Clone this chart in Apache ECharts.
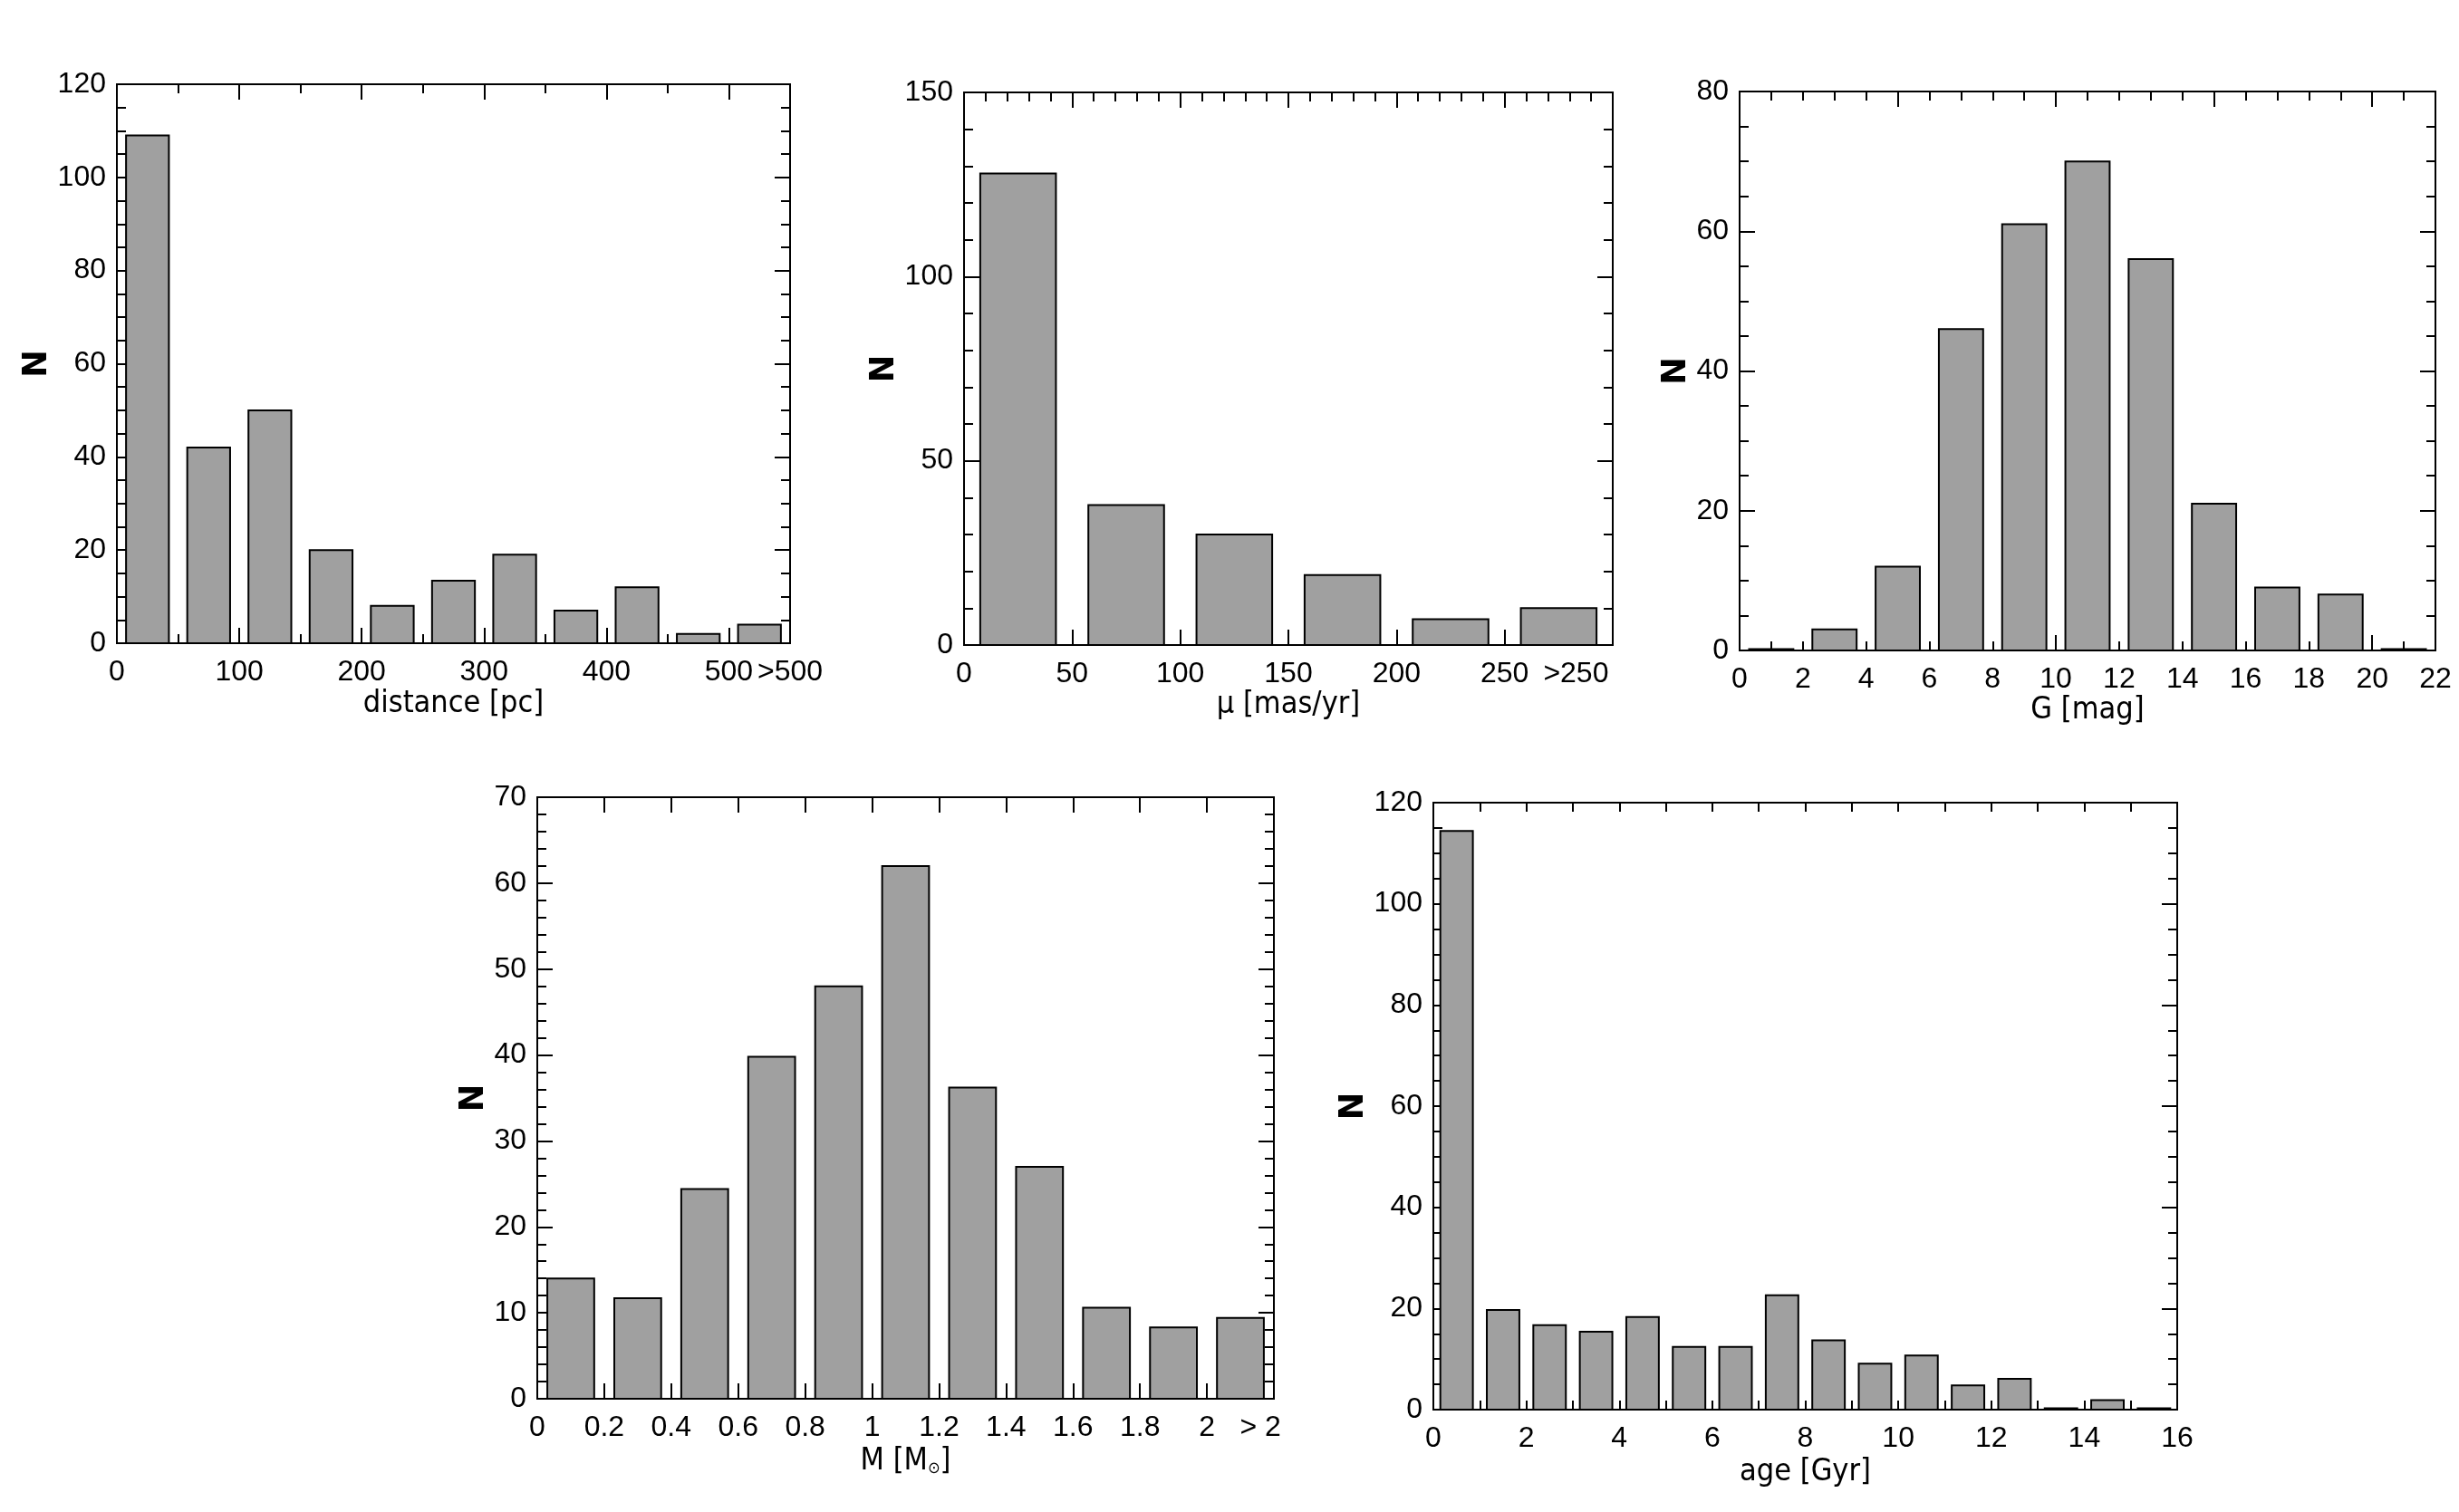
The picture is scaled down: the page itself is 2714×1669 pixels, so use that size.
<!DOCTYPE html>
<html>
<head>
<meta charset="utf-8">
<script src="https://cdn.jsdelivr.net/npm/echarts@6/dist/echarts.min.js"></script>
<style>html,body{margin:0;padding:0;background:#fff}#c{width:2714px;height:1669px}</style>
</head>
<body>
<div id="c"></div>
<script>
// ---- data ----
const distCenters = [25, 75, 125, 175, 225, 275, 325, 375, 425, 475, 525];
const distCounts  = [109, 42, 50, 20, 8, 13.4, 19, 7, 12, 2, 4];
const distLabelVals  = [0, 100, 200, 300, 400, 500, 550];
const distLabelTexts = ['0', '100', '200', '300', '400', '500', '>500'];

const pmCenters = [25, 75, 125, 175, 225, 275];
const pmCounts  = [128, 38, 30, 19, 7, 10];
const pmLabelVals  = [0, 50, 100, 150, 200, 250, 283];
const pmLabelTexts = ['0', '50', '100', '150', '200', '250', '>250'];

const gCenters = [1, 3, 5, 7, 9, 11, 13, 15, 17, 19, 21];
const gCounts  = [0, 3, 12, 46, 61, 70, 56, 21, 9, 8, 0];
const gLabelVals  = [0, 2, 4, 6, 8, 10, 12, 14, 16, 18, 20, 22];
const gLabelTexts = ['0', '2', '4', '6', '8', '10', '12', '14', '16', '18', '20', '22'];

const massCenters = [0.1, 0.3, 0.5, 0.7, 0.9, 1.1, 1.3, 1.5, 1.7, 1.9, 2.1];
const massCounts  = [14, 11.7, 24.4, 39.8, 48, 62, 36.2, 27, 10.6, 8.3, 9.4];
const massLabelVals  = [0, 0.2, 0.4, 0.6, 0.8, 1, 1.2, 1.4, 1.6, 1.8, 2, 2.16];
const massLabelTexts = ['0', '0.2', '0.4', '0.6', '0.8', '1', '1.2', '1.4', '1.6', '1.8', '2', '> 2'];

const ageCenters = [0.5, 1.5, 2.5, 3.5, 4.5, 5.5, 6.5, 7.5, 8.5, 9.5, 10.5, 11.5, 12.5, 13.5, 14.5, 15.5];
const ageCounts  = [114.4, 19.7, 16.7, 15.4, 18.3, 12.4, 12.4, 22.6, 13.7, 9.1, 10.7, 4.8, 6.1, 0, 1.9, 0];
const ageLabelVals  = [0, 2, 4, 6, 8, 10, 12, 14, 16];
const ageLabelTexts = ['0', '2', '4', '6', '8', '10', '12', '14', '16'];

// ---- helpers ----
function steps(a, b, s) { const r = []; const n = Math.round((b - a) / s); for (let i = 0; i <= n; i++) r.push(+(a + i * s).toFixed(6)); return r; }
function except(arr, ex) { return arr.filter(v => !ex.some(e => Math.abs(e - v) < 1e-6)); }

const LABEL_FONT = '"Liberation Sans Narrow", "Liberation Sans", sans-serif';
const TITLE_FONT = '"DejaVu Sans Condensed", "DejaVu Sans", sans-serif';

const panels = [
  { grid: {left: 129, top: 93, width: 743, height: 617}, xMin: 0, xMax: 550,
    labVals: distLabelVals, labTexts: distLabelTexts,
    major: steps(0, 500, 100), minor: steps(50, 450, 100), majorLen: 17, minorLen: 10,
    yMax: 120, yInt: 20, ySplit: 4, yNameGap: 60, xName: 'distance [pc]', xNameGap: 50,
    centers: distCenters, counts: distCounts, binW: 50 },
  { grid: {left: 1064, top: 102, width: 716, height: 610}, xMin: 0, xMax: 300,
    labVals: pmLabelVals, labTexts: pmLabelTexts,
    major: steps(0, 300, 50), minor: except(steps(0, 300, 10), steps(0, 300, 50)), majorLen: 17, minorLen: 10,
    yMax: 150, yInt: 50, ySplit: 5, yNameGap: 63, xName: 'μ [mas/yr]', xNameGap: 48,
    centers: pmCenters, counts: pmCounts, binW: 50 },
  { grid: {left: 1920, top: 101, width: 768, height: 617}, xMin: 0, xMax: 22,
    labVals: gLabelVals, labTexts: gLabelTexts,
    major: steps(0, 20, 5), minor: except(steps(0, 22, 1), steps(0, 20, 5)), majorLen: 17, minorLen: 10,
    yMax: 80, yInt: 20, ySplit: 4, yNameGap: 45, xName: 'G [mag]', xNameGap: 48,
    centers: gCenters, counts: gCounts, binW: 2 },
  { grid: {left: 593, top: 880, width: 813, height: 664}, xMin: 0, xMax: 2.2,
    labVals: massLabelVals, labTexts: massLabelTexts,
    major: steps(0, 2.2, 0.2), minor: [], majorLen: 17, minorLen: 10,
    yMax: 70, yInt: 10, ySplit: 5, yNameGap: 49, xName: 'M [M{s|⊙}]', xNameGap: 52,
    centers: massCenters, counts: massCounts, binW: 0.2 },
  { grid: {left: 1582, top: 886, width: 821, height: 670}, xMin: 0, xMax: 16,
    labVals: ageLabelVals, labTexts: ageLabelTexts,
    major: steps(0, 16, 1), minor: [], majorLen: 10, minorLen: 10,
    yMax: 120, yInt: 20, ySplit: 4, yNameGap: 68, xName: 'age [Gyr]', xNameGap: 52,
    centers: ageCenters, counts: ageCounts, binW: 1 }
];

const grids = [], xAxes = [], yAxes = [], series = [];
const tickLine = {color: '#000', width: 2};

panels.forEach((p, gi) => {
  grids.push(Object.assign({show: true, borderColor: '#000', borderWidth: 2, backgroundColor: 'transparent'}, p.grid));
  const fmt = (v) => { const k = p.labVals.findIndex(x => Math.abs(x - v) < 1e-6); return k >= 0 ? p.labTexts[k] : ''; };
  const xBase = {gridIndex: gi, type: 'value', min: p.xMin, max: p.xMax, axisLine: {show: false, onZero: false}, splitLine: {show: false}};
  const xMainIdx = xAxes.length;
  ['bottom', 'top'].forEach(pos => {
    const isMain = pos === 'bottom';
    xAxes.push(Object.assign({}, xBase, {
      position: pos,
      axisLabel: isMain ? {customValues: p.labVals, formatter: fmt, fontFamily: LABEL_FONT, fontSize: 32, color: '#000', margin: 16} : {show: false},
      axisTick: {show: true, customValues: p.major, inside: true, length: p.majorLen, lineStyle: tickLine},
      name: isMain ? p.xName : '', nameLocation: 'middle', nameGap: p.xNameGap,
      nameTextStyle: {fontFamily: TITLE_FONT, fontSize: 34, color: '#000',
        rich: {s: {fontFamily: TITLE_FONT, fontSize: 18, color: '#000', verticalAlign: 'bottom', padding: [14, 0, 0, 0]}}}
    }));
    if (p.minor.length) {
      xAxes.push(Object.assign({}, xBase, {
        position: pos, axisLabel: {show: false},
        axisTick: {show: true, customValues: p.minor, inside: true, length: p.minorLen, lineStyle: tickLine}
      }));
    }
  });
  const yMainIdx = yAxes.length;
  ['left', 'right'].forEach(pos => {
    const isMain = pos === 'left';
    yAxes.push({
      gridIndex: gi, type: 'value', min: 0, max: p.yMax, interval: p.yInt, position: pos,
      axisLine: {show: false, onZero: false}, splitLine: {show: false},
      axisLabel: isMain ? {fontFamily: LABEL_FONT, fontSize: 32, color: '#000', margin: 12} : {show: false},
      axisTick: {show: true, inside: true, length: 17, lineStyle: tickLine},
      minorTick: {show: true, splitNumber: p.ySplit, length: 10, lineStyle: tickLine},
      name: isMain ? 'N' : '', nameLocation: 'middle', nameGap: p.yNameGap,
      nameTextStyle: {fontFamily: '"DejaVu Sans", sans-serif', fontWeight: 'bold', fontSize: 37, color: '#000'}
    });
  });
  const half = p.binW * 0.35;
  series.push({
    type: 'custom', xAxisIndex: xMainIdx, yAxisIndex: yMainIdx, z: 5,
    data: p.centers.map((c, i) => [c, p.counts[i]]),
    renderItem: function (params, api) {
      const c = api.value(0), v = api.value(1);
      const a = api.coord([c - half, v]);
      const b = api.coord([c + half, 0]);
      let h = b[1] - a[1];
      let y = a[1];
      if (h < 1.5) { h = 1.5; y = b[1] - 1.5; }
      return {type: 'rect', shape: {x: a[0], y: y, width: b[0] - a[0], height: h},
        style: {fill: '#a0a0a0', stroke: '#000', lineWidth: 2}};
    }
  });
});

const chart = echarts.init(document.getElementById('c'), null, {renderer: 'canvas'});
chart.setOption({
  animation: false,
  backgroundColor: '#fff',
  grid: grids, xAxis: xAxes, yAxis: yAxes, series: series
});
</script>
</body>
</html>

★ ★ ★ ★ ★ ★ ★

Nothing but the lines from the one with "The picture is" through the one with "['0', '50', '100', '150', '200', '250', '>250'];" should be repeated, and each exactly.

ANSWER IN FULL:
The picture is scaled down: the page itself is 2714×1669 pixels, so use that size.
<!DOCTYPE html>
<html>
<head>
<meta charset="utf-8">
<script src="https://cdn.jsdelivr.net/npm/echarts@6/dist/echarts.min.js"></script>
<style>html,body{margin:0;padding:0;background:#fff}#c{width:2714px;height:1669px}</style>
</head>
<body>
<div id="c"></div>
<script>
// ---- data ----
const distCenters = [25, 75, 125, 175, 225, 275, 325, 375, 425, 475, 525];
const distCounts  = [109, 42, 50, 20, 8, 13.4, 19, 7, 12, 2, 4];
const distLabelVals  = [0, 100, 200, 300, 400, 500, 550];
const distLabelTexts = ['0', '100', '200', '300', '400', '500', '>500'];

const pmCenters = [25, 75, 125, 175, 225, 275];
const pmCounts  = [128, 38, 30, 19, 7, 10];
const pmLabelVals  = [0, 50, 100, 150, 200, 250, 283];
const pmLabelTexts = ['0', '50', '100', '150', '200', '250', '>250'];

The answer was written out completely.